Nonostante lunghe ed esasperanti trattative, la fornitura di gas all’Ucraina e al resto del mercato europeo ad oggi non è ancora tornata a pieno regime. D’accordo con Mosca e Kiev la Commissione europea ha dispiegato 18 esperti e 4 rappresentati della Commissione per controllare che l’Ucraina non sottragga gas delle condotte di transito (un’accusa che, per inciso, Kiev continua a respingere con forza). Mosca accusa Kiev di non aver completamente riaperto i gasdotti, gli osservatori europei sostengono che il flusso di gas proveniente dalla Russia è molto limitato, Kiev dice che Mosca ha cambiato senza avviso i percorsi di distribuzione. Per aggiungere al danno la beffa, i problemi relativi alle dispute contrattuali che hanno inizialmente causato la crisi non sono stati minimamente affrontati. Ci vorrà del tempo perché la situazione ritorni alla normalità, con il forte rischio che le circostanze si ripresentino identiche l’anno prossimo.
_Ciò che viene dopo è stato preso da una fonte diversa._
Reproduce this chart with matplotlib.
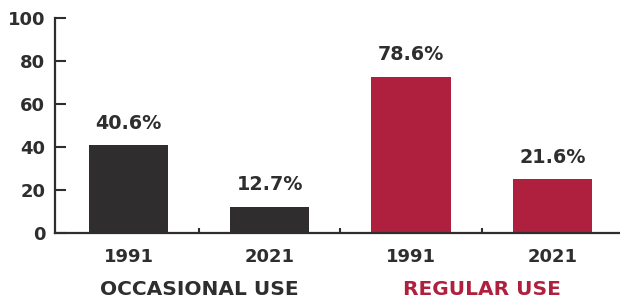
import matplotlib
matplotlib.use("Agg")
import matplotlib.pyplot as plt

# Data
groups = ["OCCASIONAL USE", "REGULAR USE"]
years = ["1991", "2021", "1991", "2021"]
bar_values = [40.9, 12.1, 72.6, 25.1]          # heights as drawn
value_labels = ["40.6%", "12.7%", "78.6%", "21.6%"]
yticks = [0, 20, 40, 60, 80, 100]

dark = "#2f2d2e"
red = "#ae203e"
bar_colors = [dark, dark, red, red]
group_colors = [dark, red]

plt.rcParams['font.family'] = ['DejaVu Sans']
fig = plt.figure(figsize=(6.2, 3.02), dpi=100)
ax = fig.add_axes([55/620, 69/302, 568/620, 215/302])

x = list(range(len(bar_values)))
ax.bar(x, bar_values, width=0.56, color=bar_colors, zorder=2)

for xi, v, lab in zip(x, bar_values, value_labels):
    ax.annotate(lab, (xi, v), xytext=(0, 9), textcoords="offset points",
                ha="center", va="bottom", fontsize=13.8, fontweight="bold",
                color=dark)

ax.set_xlim(-0.52, 3.48)
ax.set_ylim(0, 100)
ax.set_yticks(yticks)
ax.set_yticklabels([str(t) for t in yticks], fontsize=13, fontweight="bold", color=dark)
ax.set_xticks(x)
ax.set_xticklabels(years, fontsize=13, fontweight="bold", color=dark)
ax.set_xticks([0.5, 1.5, 2.5, 3.5], minor=True)

for s in ["top", "right"]:
    ax.spines[s].set_visible(False)
for s in ["left", "bottom"]:
    ax.spines[s].set_color(dark)
    ax.spines[s].set_linewidth(1.6)

ax.tick_params(axis="y", direction="in", length=8, width=1.5, color=dark, pad=7)
ax.tick_params(axis="x", which="major", length=0, pad=11)
ax.tick_params(axis="x", which="minor", direction="in", length=3.5, width=1.5, color=dark)

# group labels
for gi, (g, c) in enumerate(zip(groups, group_colors)):
    ax.text(0.5 + 2 * gi, -26.5, g, ha="center", va="center", fontsize=14.5,
            fontweight="bold", color=c, clip_on=False)

fig.savefig("out.png", dpi=100)
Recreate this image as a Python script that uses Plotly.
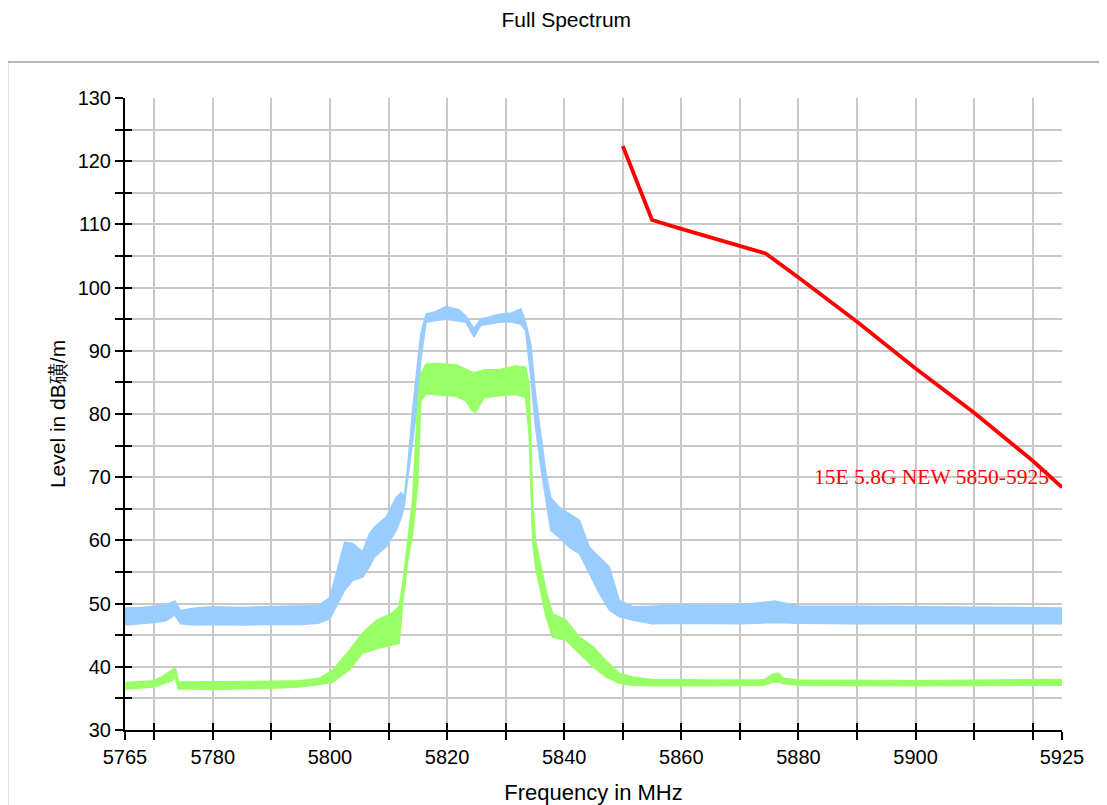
"""
plot.py — Full Spectrum scan (EMC receiver export) redrawn with plotly.
Noisy traces are kept as min/max envelopes read off the plot and drawn as bands.
"""
import plotly.graph_objects as go

# ── Blue trace (upper scan): frequency, envelope low, envelope high ──
BLUE_F = [5765, 5768, 5770, 5772, 5773.5, 5774.5, 5777, 5780, 5785, 5790, 5795, 5798,
          5800, 5801.6, 5802.5, 5803.9, 5805.6, 5806.7, 5807.6, 5809.6, 5811.3, 5812.2,
          5812.7, 5813.3, 5814.1, 5815.0, 5815.5, 5816.4, 5818, 5819.8, 5822, 5823.2,
          5824.6, 5825.7, 5828.9, 5831, 5832.6, 5833.4, 5834.3, 5835.1, 5836.0, 5836.9,
          5837.7, 5839.1, 5840.9, 5842.6, 5844.3, 5846.0, 5847.7, 5849.4, 5851.7, 5855,
          5860, 5865, 5870, 5876, 5880, 5890, 5900, 5910, 5920, 5925]
BLUE_LO = [46.6, 46.8, 47.0, 47.3, 48.2, 46.8, 46.6, 46.7, 46.6, 46.7, 46.7, 46.9,
           47.6, 50.5, 52.1, 53.7, 54.2, 55.8, 57.4, 59.0, 61.6, 63.7,
           65.5, 70.0, 75.8, 82.0, 88.4, 94.5, 94.8, 95.0, 94.7, 94.5,
           92.2, 94.0, 94.5, 94.6, 94.2, 93.2, 85.8, 77.9, 71.6, 66.3,
           61.6, 60.5, 58.9, 57.9, 54.7, 51.6, 49.0, 47.9, 47.4, 46.8,
           46.9, 46.8, 46.8, 47.0, 46.9, 46.8, 46.8, 46.7, 46.7, 46.8]
BLUE_HI = [49.3, 49.4, 49.6, 49.8, 50.4, 48.9, 49.3, 49.5, 49.4, 49.5, 49.6, 49.7,
           51.0, 56.8, 59.7, 59.5, 58.2, 61.0, 62.1, 63.7, 66.8, 67.6,
           67.0, 72.0, 80.5, 88.4, 92.6, 95.8, 96.2, 97.0, 96.5, 95.5,
           93.5, 95.0, 95.8, 96.0, 96.6, 94.6, 91.0, 83.2, 76.8, 70.5,
           66.8, 65.3, 64.2, 63.2, 58.9, 57.4, 55.8, 50.5, 49.5, 49.6,
           49.8, 49.7, 49.8, 50.4, 49.6, 49.6, 49.5, 49.5, 49.4, 49.3]

# ── Green trace (lower scan) ──
GREEN_F = [5765, 5768, 5770, 5771.6, 5773.0, 5773.6, 5774.1, 5777, 5780, 5790, 5794.7, 5798.2,
           5800.5, 5803.3, 5805.5, 5808, 5810.4, 5811.8, 5812.4, 5813.3, 5814.1, 5815.0,
           5815.5, 5816.4, 5818.6, 5821.5, 5823.2, 5824.3, 5824.9, 5826.3, 5828.9, 5831.7,
           5833.4, 5834.0, 5834.3, 5834.6, 5835.1, 5836.0, 5836.9, 5838.0, 5840.3, 5842.6,
           5844.9, 5847.1, 5849.4, 5851.7, 5855, 5865, 5874, 5875.5, 5876.5, 5877.5,
           5880, 5900, 5920, 5925]
GREEN_LO = [36.5, 36.7, 36.8, 37.3, 37.8, 38.3, 36.5, 36.5, 36.4, 36.6, 36.8, 37.2,
            37.6, 39.5, 42.1, 42.9, 43.4, 43.7, 50.0, 56.8, 61.0, 69.0,
            82.0, 83.2, 83.0, 82.8, 82.1, 80.5, 80.3, 82.6, 82.9, 83.1,
            82.6, 76.8, 68.9, 60.0, 55.8, 51.6, 47.9, 44.7, 44.2, 42.1,
            40.0, 38.4, 37.4, 37.1, 37.0, 37.0, 37.1, 37.5, 37.6, 37.3,
            37.1, 37.0, 37.1, 37.1]
GREEN_HI = [37.5, 37.7, 37.8, 38.6, 39.4, 39.8, 37.6, 37.6, 37.6, 37.7, 37.8, 38.2,
            39.5, 42.6, 45.3, 47.4, 48.4, 49.5, 53.0, 60.0, 66.3, 82.0,
            86.3, 87.9, 88.0, 87.8, 87.1, 86.6, 86.6, 87.0, 87.0, 87.6,
            87.4, 84.7, 75.8, 66.3, 60.0, 55.8, 52.1, 48.4, 47.4, 44.7,
            43.2, 41.0, 39.0, 38.4, 38.0, 37.9, 37.9, 38.8, 39.0, 38.2,
            37.9, 37.8, 37.9, 38.0]

# ── Limit line "15E 5.8G NEW 5850-5925" ──
LIMIT_F = [5850, 5855, 5860, 5870, 5874.4, 5880, 5890, 5900, 5910, 5920, 5925]
LIMIT_V = [122.4, 110.7, 109.3, 106.6, 105.4, 101.6, 94.6, 87.2, 80.2, 72.6, 68.4]
LIMIT_NAME = "15E 5.8G NEW 5850-5925"

# ── Axis ticks ──
X_TICKS = [5765] + list(range(5770, 5921, 10)) + [5925]
X_LABELS = {5765, 5780, 5800, 5820, 5840, 5860, 5880, 5900, 5925}
Y_TICKS = list(range(30, 131, 5))

BLUE = "#99ccff"
GREEN = "#99ff66"
RED = "#ff0000"
GRID = "#c8c8c8"
FONT = "Liberation Sans, Arial, sans-serif"


def _band(f, lo, hi, color):
    low = go.Scatter(x=f, y=lo, mode="lines", line=dict(color=color, width=1.5),
                     showlegend=False, hoverinfo="skip")
    high = go.Scatter(x=f, y=hi, mode="lines", line=dict(color=color, width=1.5),
                      fill="tonexty", fillcolor=color, showlegend=False)
    return [low, high]


fig = go.Figure()
for tr in _band(BLUE_F, BLUE_LO, BLUE_HI, BLUE) + _band(GREEN_F, GREEN_LO, GREEN_HI, GREEN):
    fig.add_trace(tr)
fig.add_trace(go.Scatter(x=LIMIT_F, y=LIMIT_V, mode="lines", name=LIMIT_NAME,
                         line=dict(color=RED, width=3.8), showlegend=False))
# empty trace so the overlay axes (inner half of the crossing ticks) get drawn
fig.add_trace(go.Scatter(x=[], y=[], xaxis="x2", yaxis="y2", showlegend=False))

axis_common = dict(showline=True, linecolor="black", linewidth=2, ticks="outside",
                   ticklen=8, tickwidth=2, tickcolor="black", zeroline=False,
                   automargin=False, tickfont=dict(size=20, color="black", family=FONT))

# the page body adds an 8px offset, so the figure is 8px smaller and margins shifted
fig.update_layout(
    width=1099, height=797,
    paper_bgcolor="white", plot_bgcolor="white",
    font=dict(family=FONT, color="black"),
    margin=dict(l=117, r=45, t=90, b=75),
    title=dict(text="Full Spectrum", x=0.508, xanchor="center", y=0.985, yanchor="middle",
               font=dict(size=21, color="black", family=FONT)),
    xaxis=dict(range=[5765, 5925], tickvals=X_TICKS,
               ticktext=[str(v) if v in X_LABELS else "" for v in X_TICKS],
               showgrid=True, gridcolor=GRID, gridwidth=2,
               title=dict(text="Frequency in MHz", font=dict(size=22), standoff=20),
               **axis_common),
    yaxis=dict(range=[30, 130], tickvals=Y_TICKS,
               ticktext=[str(v) if v % 10 == 0 else "" for v in Y_TICKS],
               showgrid=True, gridcolor=GRID, gridwidth=2,
               title=dict(text="Level in dB磺/m", font=dict(size=21), standoff=6),
               **axis_common),
    xaxis2=dict(range=[5765, 5925], overlaying="x", anchor="y2", side="bottom",
                tickvals=X_TICKS, showticklabels=False, showgrid=False, showline=False,
                zeroline=False, ticks="inside", ticklen=7, tickwidth=2, tickcolor="black"),
    yaxis2=dict(range=[30, 130], overlaying="y", anchor="x2", side="left",
                tickvals=Y_TICKS, showticklabels=False, showgrid=False, showline=False,
                zeroline=False, ticks="inside", ticklen=7, tickwidth=2, tickcolor="black"),
    annotations=[dict(x=5902.7, y=70.1, xref="x", yref="y", text=LIMIT_NAME, showarrow=False,
                      font=dict(size=21.5, color=RED, family="Liberation Serif, serif"))],
    shapes=[dict(type="rect", xref="paper", yref="paper", x0=-0.1255, x1=1.2, y0=-0.3, y1=1.057,
                 line=dict(color="#b4b4b4", width=2), layer="below")],
)

fig.write_html("out.html")
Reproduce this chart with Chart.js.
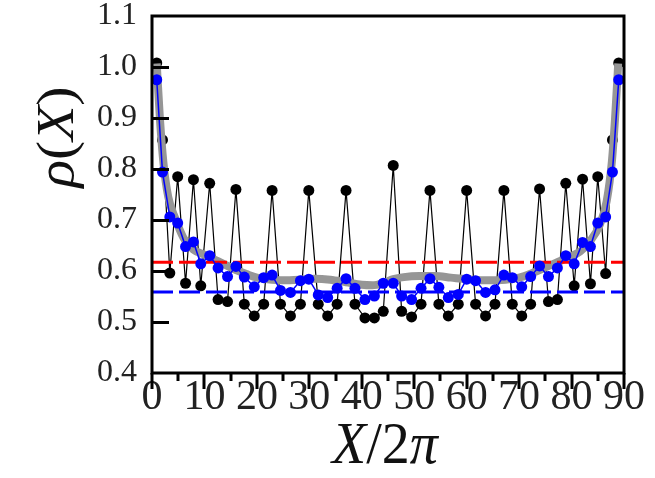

Nel frattempo, sarà che quest’inverno è stato particolarmente rigido, o che i litigi tra Russia ed Ucraina si stanno facendo troppo frequenti, pare che alcuni Paesi dell’Unione europea si stiano finalmente preoccupando. La Slovacchia sta riconsiderando l’apertura della centrale nucleare di Jaslovské Bohunice, la Bulgaria quella di Kozloduy. E gli altri? Un amico che studia in Italia ed è esperto di cose russe e buon cibo mi ha detto che tutte le volte che accende la cucina a gas pensa a Putin. C’è da augurarsi che anche Bruxelles e le Cancellerie europee riflettano sulla pericolosità di affidarsi come principale fornitore di energia ad un Paese economicamente e politicamente inaffidabile: preferiremmo tutti continuare a mangiare la nostra pasta al dente, piuttosto che cruda.